This is a veritable land mountain. It rises abruptly about 200 feet from the floor of the Mapocho Valley, the latter being as flat as a table top. Its area in size of a few city blocks has been transformed into a park. From the summit the vista is superb.

The city of Santiago is compactly and massively built within the small area which constitutes that part of terrain included within the city limits. The streets are invariably straight, forming square and rectangular blocks of houses whose average height of two stories forms an even sky line. Although there are several different styles of architecture prevailing in the residences, the old Spanish type predominating, yet there is a great and unmistakable similarity as to the appearance of the streets. The business section is a direct contradiction to the residential part in so far that it is modern and is becoming more so. Here the buildings are three and four stories in height and a look down either of the streets that are named Ahumada and Estado leaves an impression of Vienna although it is a concrete instead of a stone one. In several other parts of the city this similarity is present for the long fronts of divers beneficial societies and the towers of churches and convents present a scene very much like that of the Austrian capital.

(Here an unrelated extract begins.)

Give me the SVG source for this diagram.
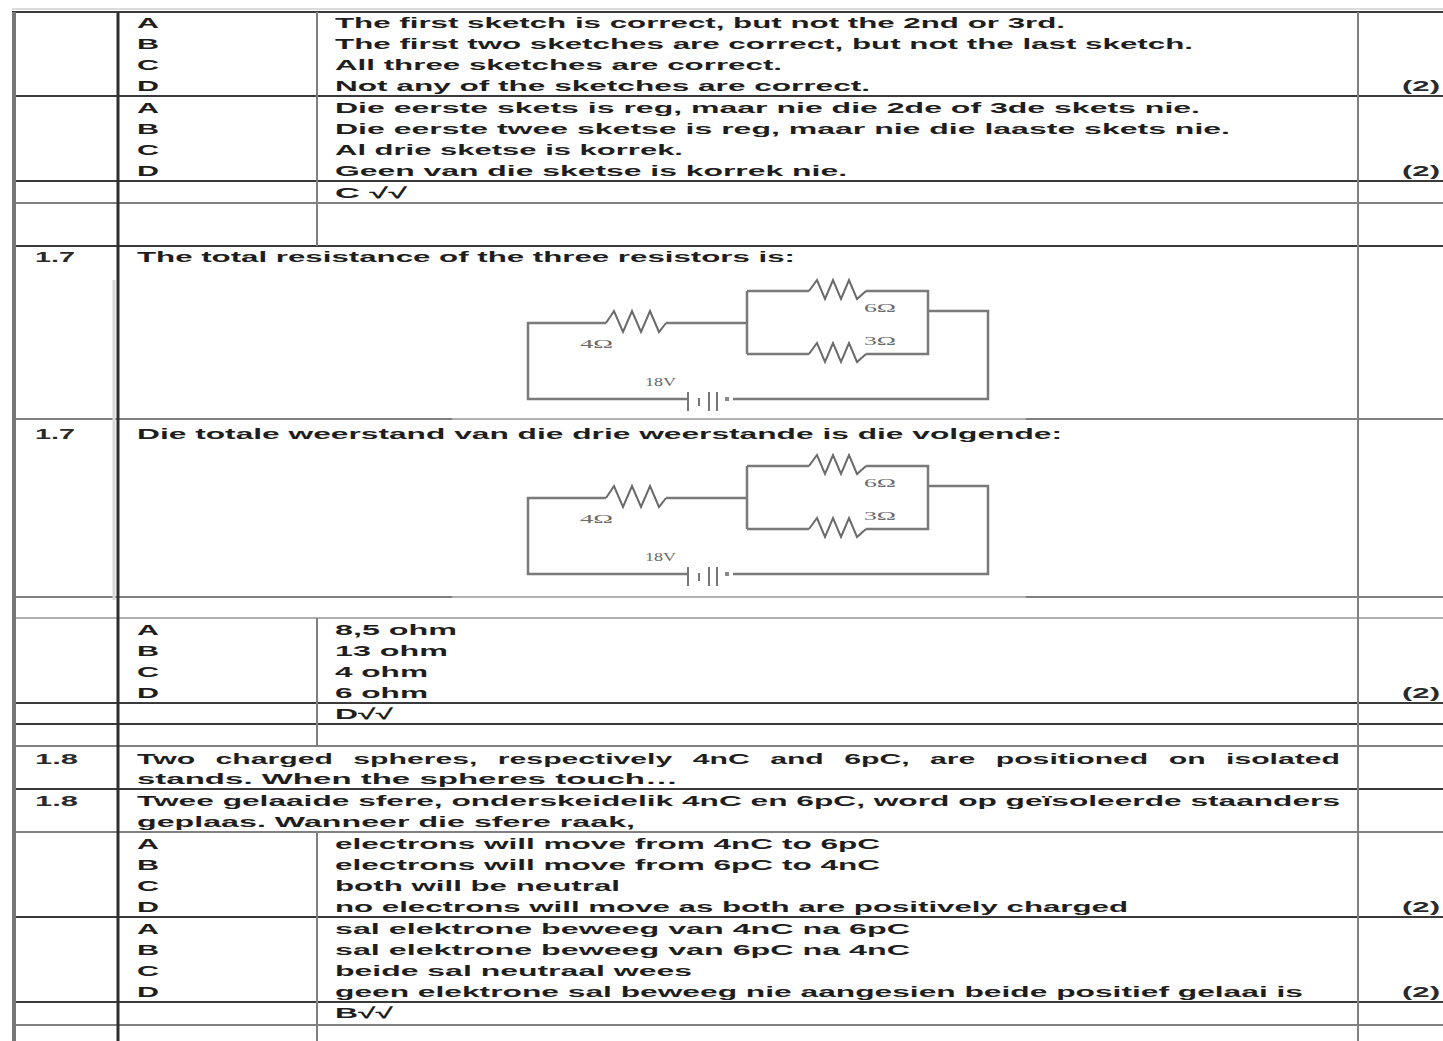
<svg xmlns="http://www.w3.org/2000/svg" width="1443" height="1041" viewBox="0 0 1443 1041">
<style>
.t{font-family:"Liberation Sans",Arial,sans-serif;font-size:15px;font-weight:bold;fill:#1e1e1e}
.m{font-family:"Liberation Sans",Arial,sans-serif;font-size:15px;font-weight:bold;fill:#2a2a2a}
.lbl{font-family:"Liberation Serif","Times New Roman",serif;font-size:12px;fill:#6a6a6a}
.dk{stroke:#3a3a3a;stroke-width:2}
.gy{stroke:#808080;stroke-width:2}
.lt{stroke:#b0b0b0;stroke-width:2}
.w{fill:none;stroke:#7a7a7a;stroke-width:2.5;stroke-linejoin:miter}
.rz{fill:none;stroke:#6a6a6a;stroke-width:2}
</style>
<defs>
<g id="circuit">
<path class="w" d="M606,323 H528 V399 H688 M733,399 H988 V311 H928 M666,323 H747 M747,291 V354 M747,291 H809 M866,291 H928 V354 H866 M809,354 H747"/>
<path class="rz" d="M606,323 L614,311 L623,332 L632,311 L641,332 L650,311 L659,332 L666,323"/>
<path class="rz" d="M809,291 L817,280 L825,299 L833,280 L841,299 L849,280 L857,299 L866,291"/>
<path class="rz" d="M809,354 L817,343 L825,362 L833,343 L841,362 L849,343 L857,362 L866,354"/>
<path stroke="#777" stroke-width="2" d="M688,392 V411 M699,398 V406 M709,392 V411 M717,392 V411"/>
<rect x="725" y="397" width="4" height="4" fill="#888"/>
<text class="lbl" x="580" y="348" textLength="33" lengthAdjust="spacingAndGlyphs">4Ω</text>
<text class="lbl" x="864" y="312" textLength="32" lengthAdjust="spacingAndGlyphs">6Ω</text>
<text class="lbl" x="864" y="345" textLength="32" lengthAdjust="spacingAndGlyphs">3Ω</text>
<text class="lbl" x="645" y="386" textLength="31" lengthAdjust="spacingAndGlyphs">18V</text>
</g>
</defs>
<rect width="1443" height="1041" fill="#fff"/>
<g id="table-lines">
<line x1="12" y1="9" x2="1443" y2="9" stroke="#dcdcdc" stroke-width="2"/>
<line class="dk" x1="12" y1="12" x2="1443" y2="12"/>
<line class="dk" x1="12" y1="96" x2="1443" y2="96"/>
<line class="dk" x1="12" y1="181" x2="1443" y2="181"/>
<line class="gy" x1="12" y1="203" x2="1443" y2="203"/>
<line class="dk" x1="12" y1="246" x2="1443" y2="246"/>
<line class="gy" x1="12" y1="419" x2="452" y2="419" stroke-width="3"/>
<line class="lt" x1="452" y1="419" x2="1026" y2="419" stroke-width="3"/>
<line class="gy" x1="1026" y1="419" x2="1443" y2="419" stroke-width="3"/>
<line class="gy" x1="12" y1="597" x2="452" y2="597" stroke-width="3"/>
<line class="lt" x1="452" y1="597" x2="1026" y2="597" stroke-width="3"/>
<line class="gy" x1="1026" y1="597" x2="1443" y2="597" stroke-width="3"/>
<line class="lt" x1="12" y1="618" x2="1443" y2="618" stroke-width="3"/>
<line class="dk" x1="12" y1="703" x2="1443" y2="703"/>
<line class="dk" x1="12" y1="724" x2="1443" y2="724"/>
<line class="gy" x1="12" y1="746" x2="1443" y2="746"/>
<line class="dk" x1="12" y1="789" x2="1443" y2="789"/>
<line class="gy" x1="12" y1="832" x2="1443" y2="832" stroke-width="3"/>
<line class="dk" x1="12" y1="917" x2="1443" y2="917"/>
<line class="dk" x1="12" y1="1002" x2="1443" y2="1002"/>
<line class="gy" x1="12" y1="1025" x2="1443" y2="1025"/>
<line x1="14" y1="12" x2="14" y2="1041" stroke="#777" stroke-width="4"/>
<line x1="114" y1="280" x2="114" y2="600" stroke="#d8d8d8" stroke-width="3"/>
<line x1="118" y1="12" x2="118" y2="1041" stroke="#2e2e2e" stroke-width="3"/>
<line class="gy" x1="317" y1="12" x2="317" y2="246"/>
<line class="gy" x1="317" y1="618" x2="317" y2="746"/>
<line class="gy" x1="317" y1="832" x2="317" y2="1041"/>
<line class="gy" x1="1358" y1="12" x2="1358" y2="1041"/>
</g>
<g id="q16-options-en">
<text class="t" x="137" y="28" textLength="22" lengthAdjust="spacingAndGlyphs">A</text>
<text class="t" x="137" y="49" textLength="22" lengthAdjust="spacingAndGlyphs">B</text>
<text class="t" x="137" y="70" textLength="22" lengthAdjust="spacingAndGlyphs">C</text>
<text class="t" x="137" y="91" textLength="22" lengthAdjust="spacingAndGlyphs">D</text>
<text class="t" x="335" y="28" textLength="730" lengthAdjust="spacingAndGlyphs">The first sketch is correct, but not the 2nd or 3rd.</text>
<text class="t" x="335" y="49" textLength="858" lengthAdjust="spacingAndGlyphs">The first two sketches are correct, but not the last sketch.</text>
<text class="t" x="335" y="70" textLength="447" lengthAdjust="spacingAndGlyphs">All three sketches are correct.</text>
<text class="t" x="335" y="91" textLength="535" lengthAdjust="spacingAndGlyphs">Not any of the sketches are correct.</text>
<text class="m" x="1402" y="91" textLength="38" lengthAdjust="spacingAndGlyphs">(2)</text>
</g>
<g id="q16-options-af">
<text class="t" x="137" y="113" textLength="22" lengthAdjust="spacingAndGlyphs">A</text>
<text class="t" x="137" y="134" textLength="22" lengthAdjust="spacingAndGlyphs">B</text>
<text class="t" x="137" y="155" textLength="22" lengthAdjust="spacingAndGlyphs">C</text>
<text class="t" x="137" y="176" textLength="22" lengthAdjust="spacingAndGlyphs">D</text>
<text class="t" x="335" y="113" textLength="865" lengthAdjust="spacingAndGlyphs">Die eerste skets is reg, maar nie die 2de of 3de skets nie.</text>
<text class="t" x="335" y="134" textLength="895" lengthAdjust="spacingAndGlyphs">Die eerste twee sketse is reg, maar nie die laaste skets nie.</text>
<text class="t" x="335" y="155" textLength="348" lengthAdjust="spacingAndGlyphs">Al drie sketse is korrek.</text>
<text class="t" x="335" y="176" textLength="512" lengthAdjust="spacingAndGlyphs">Geen van die sketse is korrek nie.</text>
<text class="m" x="1402" y="176" textLength="38" lengthAdjust="spacingAndGlyphs">(2)</text>
</g>
<g id="q16-answer">
<text class="t" x="335" y="198" textLength="72" lengthAdjust="spacingAndGlyphs">C √√</text>
</g>
<g id="q17-en">
<text class="m" x="35" y="262" textLength="40" lengthAdjust="spacingAndGlyphs">1.7</text>
<text class="t" x="137" y="262" textLength="658" lengthAdjust="spacingAndGlyphs">The total resistance of the three resistors is:</text>
<use href="#circuit"/>
</g>
<g id="q17-af">
<text class="m" x="35" y="439" textLength="40" lengthAdjust="spacingAndGlyphs">1.7</text>
<text class="t" x="137" y="439" textLength="925" lengthAdjust="spacingAndGlyphs">Die totale weerstand van die drie weerstande is die volgende:</text>
<use href="#circuit" transform="translate(0,175)"/>
</g>
<g id="q17-options">
<text class="t" x="137" y="635" textLength="22" lengthAdjust="spacingAndGlyphs">A</text>
<text class="t" x="137" y="656" textLength="22" lengthAdjust="spacingAndGlyphs">B</text>
<text class="t" x="137" y="677" textLength="22" lengthAdjust="spacingAndGlyphs">C</text>
<text class="t" x="137" y="698" textLength="22" lengthAdjust="spacingAndGlyphs">D</text>
<text class="t" x="335" y="635" textLength="122" lengthAdjust="spacingAndGlyphs">8,5 ohm</text>
<text class="t" x="335" y="656" textLength="113" lengthAdjust="spacingAndGlyphs">13 ohm</text>
<text class="t" x="335" y="677" textLength="93" lengthAdjust="spacingAndGlyphs">4 ohm</text>
<text class="t" x="335" y="698" textLength="93" lengthAdjust="spacingAndGlyphs">6 ohm</text>
<text class="m" x="1402" y="698" textLength="38" lengthAdjust="spacingAndGlyphs">(2)</text>
<text class="t" x="335" y="719" textLength="58" lengthAdjust="spacingAndGlyphs">D√√</text>
</g>
<g id="q18-en">
<text class="m" x="35" y="764" textLength="43" lengthAdjust="spacingAndGlyphs">1.8</text>
<text class="t" x="137" y="764" textLength="1203" lengthAdjust="spacingAndGlyphs" word-spacing="6">Two charged spheres, respectively 4nC and 6pC, are positioned on isolated</text>
<text class="t" x="137" y="784" textLength="541" lengthAdjust="spacingAndGlyphs">stands. When the spheres touch…</text>
</g>
<g id="q18-af">
<text class="m" x="35" y="806" textLength="43" lengthAdjust="spacingAndGlyphs">1.8</text>
<text class="t" x="137" y="806" textLength="1203" lengthAdjust="spacingAndGlyphs">Twee gelaaide sfere, onderskeidelik 4nC en 6pC, word op geïsoleerde staanders</text>
<text class="t" x="137" y="827" textLength="498" lengthAdjust="spacingAndGlyphs">geplaas. Wanneer die sfere raak,</text>
</g>
<g id="q18-options-en">
<text class="t" x="137" y="849" textLength="22" lengthAdjust="spacingAndGlyphs">A</text>
<text class="t" x="137" y="870" textLength="22" lengthAdjust="spacingAndGlyphs">B</text>
<text class="t" x="137" y="891" textLength="22" lengthAdjust="spacingAndGlyphs">C</text>
<text class="t" x="137" y="912" textLength="22" lengthAdjust="spacingAndGlyphs">D</text>
<text class="t" x="335" y="849" textLength="545" lengthAdjust="spacingAndGlyphs">electrons will move from 4nC to 6pC</text>
<text class="t" x="335" y="870" textLength="545" lengthAdjust="spacingAndGlyphs">electrons will move from 6pC to 4nC</text>
<text class="t" x="335" y="891" textLength="285" lengthAdjust="spacingAndGlyphs">both will be neutral</text>
<text class="t" x="335" y="912" textLength="793" lengthAdjust="spacingAndGlyphs">no electrons will move as both are positively charged</text>
<text class="m" x="1402" y="912" textLength="38" lengthAdjust="spacingAndGlyphs">(2)</text>
</g>
<g id="q18-options-af">
<text class="t" x="137" y="934" textLength="22" lengthAdjust="spacingAndGlyphs">A</text>
<text class="t" x="137" y="955" textLength="22" lengthAdjust="spacingAndGlyphs">B</text>
<text class="t" x="137" y="976" textLength="22" lengthAdjust="spacingAndGlyphs">C</text>
<text class="t" x="137" y="997" textLength="22" lengthAdjust="spacingAndGlyphs">D</text>
<text class="t" x="335" y="934" textLength="575" lengthAdjust="spacingAndGlyphs">sal elektrone beweeg van 4nC na 6pC</text>
<text class="t" x="335" y="955" textLength="575" lengthAdjust="spacingAndGlyphs">sal elektrone beweeg van 6pC na 4nC</text>
<text class="t" x="335" y="976" textLength="357" lengthAdjust="spacingAndGlyphs">beide sal neutraal wees</text>
<text class="t" x="335" y="997" textLength="968" lengthAdjust="spacingAndGlyphs">geen elektrone sal beweeg nie aangesien beide positief gelaai is</text>
<text class="m" x="1402" y="997" textLength="38" lengthAdjust="spacingAndGlyphs">(2)</text>
</g>
<g id="q18-answer">
<text class="t" x="335" y="1018" textLength="58" lengthAdjust="spacingAndGlyphs">B√√</text>
</g>
</svg>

The population of Santiago is slightly over four hundred thousand. The growth of the city as well as of the other towns of the central valley is imperceptible. It has been this way for ages. There is little immigration to Chile, and that which does come in, goes either to the northern or southern provinces of the republic where labor conditions are better. With the exception of the business section, Santiago is an extremely reserved, conservative, and quiet old place. It can also be called serious. After nine o'clock at night, even on the Ahumada, all is quiet, a pleasant contrast to the din and racket of Buenos Aires, which murders the darkness, making sleep impossible. There is but little gayety about the Chilean metropolis; the aristocracy of the city, which can boast of the purest white blood of any American capital, form a society into which a foreigner, no matter how prominent his antecedents are, is seldom admitted. This dignified aristocracy constitute the brains of the country and control the politics. Prominent in the affairs of state, finance, and daily doings are the names Vergara, Edwards, Sanfuentes, Subercaseaux, Sotomayor, Balmaceda, Montt, Tocornal, and Luco. Their mansions, the pride of Chile, are not located on show places like the Alameda or in what we would call the fashionable suburbs, but are situated on those downtown streets which fringe the business section. Their stateliness seems to exhale an air of their own. Excepting Buenos Aires no South American city has as fine a collection of private residences.